Homens, máquinas e ferramentas começam a concretizar, a partir de segunda-feira, um velho sonho dos moradores do Bairro Santa Tereza, Região Leste de Belo Horizonte. Contemplado pelo Orçamento Participativo de 2001/02, quando a população votou pela revitalização, o Cine Santa Tereza assistirá ao início das obras de restauração da sua fachada e readequação do espaço interno para se transformar em centro cultural. As obras vão durar nove meses e custar R$ 2 milhões, informou ontem o presidente da Fundação Municipal de Cultura, Leônidas Oliveira. Entusiasmado, ele lembra que o imóvel inaugurado em 1944, com projeto do arquiteto italiano Rafaello Berti, responsável por outros prédios importantes da cidade, como a prefeitura e o Palácio Episcopal, é um sobrevivente entre os antigos cinemas de rua, pois se mantém de pé, embora descaracterizado, e terá ocupação ligada às artes, entretenimento e lazer.
Localizado na Praça Duque de Caxias, a principal do tradicional bairro, o futuro Centro Cultural Santa Tereza, dividido em dois pavimentos, terá no primeiro, sala multimeios com palco e 186 lugares, cafeteria voltada para a rua, biblioteca e quatro banheiros.

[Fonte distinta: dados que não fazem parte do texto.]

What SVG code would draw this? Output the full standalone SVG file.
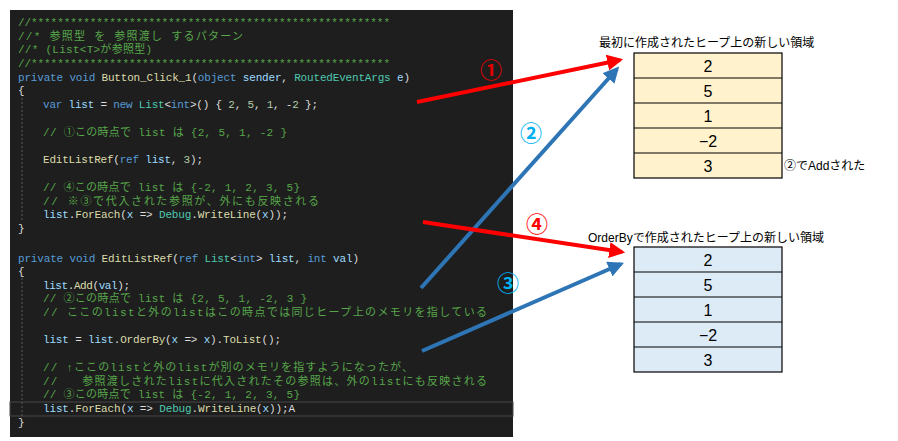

No segundo, ao qual se chegará por elevador, escada ou rampa, haverá sala de cinema, com 146 lugares, cabine de projeção, casa de máquinas e quatro banheiros. De propriedade da prefeitura e indicado para tombamento municipal, o que significa proteção, o prédio terá de volta a fachada original, seguindo o modelo localizado no Arquivo Público da Cidade de Belo Horizonte e fundamental para o projeto a cargo da arquiteta Marisa Hardy.
Houve muitas mudanças durante as quase sete décadas do prédio, explica Leônidas, que tem mestrado em restauração e doutorado em história da arte. De olho na planta primitiva e numa foto atual do imóvel, ele mostra as alterações: “Antes, eram três portas e duas janelas laterais, que acabam virando cinco portas. Os frisos da cobertura também foram modificados, restando apenas um. Também foi instalado um relógio, bem no alto, que não existia”, conta o presidente da FMC, instituição que será responsável pela gestão do centro cultural. Ele lembra que esquadrias de madeira, guarda-corpo e peitoril de mármore branco das janelas será recuperados. O projeto foi desenvolvido pela Superintendência de Desenvolvimento da Capital (Sudecap). O antigo cinema se tornou uma das principais salas de exibição da capital até fechar as portas, na década de 1980. Após permanecer fechado por alguns anos, o espaço passou a abrigar festivais e mostras de cinema. Em dezembro de 2011, foi palco da abertura do 6º Festival de Arte Negra (FAN).
Diversificação
O anúncio do restauro do cinema anima os moradores do bairro famoso pela vida boêmia, endereços gastronômicos e celeiro de artistas. “Sou nascida e criada em Santa Tereza e tenho muita saudade do cinema. Era bem novinha quando vi e me apaixonei pelo filme Romeu e Julieta. Depois, nos anos 1980, fui a shows do Roupa Nova e Paralamas do Sucesso. Namorava o meu futuro marido e íamos sempre lá dançar”, conta Márcia Moreira Seixas Bicalho, mãe de dois filhos e proprietária de um bar e mercadinho na praça. Já o promotor de vendas Daniel de Brito Mota, de 29, considera a iniciativa “muito boa”, pois vai diversificar a vida da região. “Aqui tem muitos bares e restaurantes, será muito importante termos atividades culturais”, afirma o jovem também nascido e criado no bairro.
A assistente social Alda Maria Peixoto, mãe de quatro filhos, aguarda com ansiedade o início do funcionamento do centro cultural, previsto para julho de 2013. “Não só os moradores vão ganhar com a reabertura do espaço, o turismo de BH também”, acredita ela, residente há 20 anos nas proximidades do cinema.
Estilo art déco
O arquiteto italiano Rafaello Berti, falecido em Belo Horizonte em 1972, foi responsável pelo projeto de muitos prédios importantes da capital, alguns já varridos do mapa, como o Cine Metrópole, na Rua Bahia, no Centro. Além do Cine Santa Tereza, em estilo art déco, saíram da sua prancheta o Cine Floresta (1948), a sede social do Minas Tênis (1940), prefeitura (1935), o Palácio Episcopal (1937), a Escola Estadual Marconi (1938), a Santa Casa de Misericórdia (1941 a 1946) e o Hospital Odilon Behrens (1941), entre outros.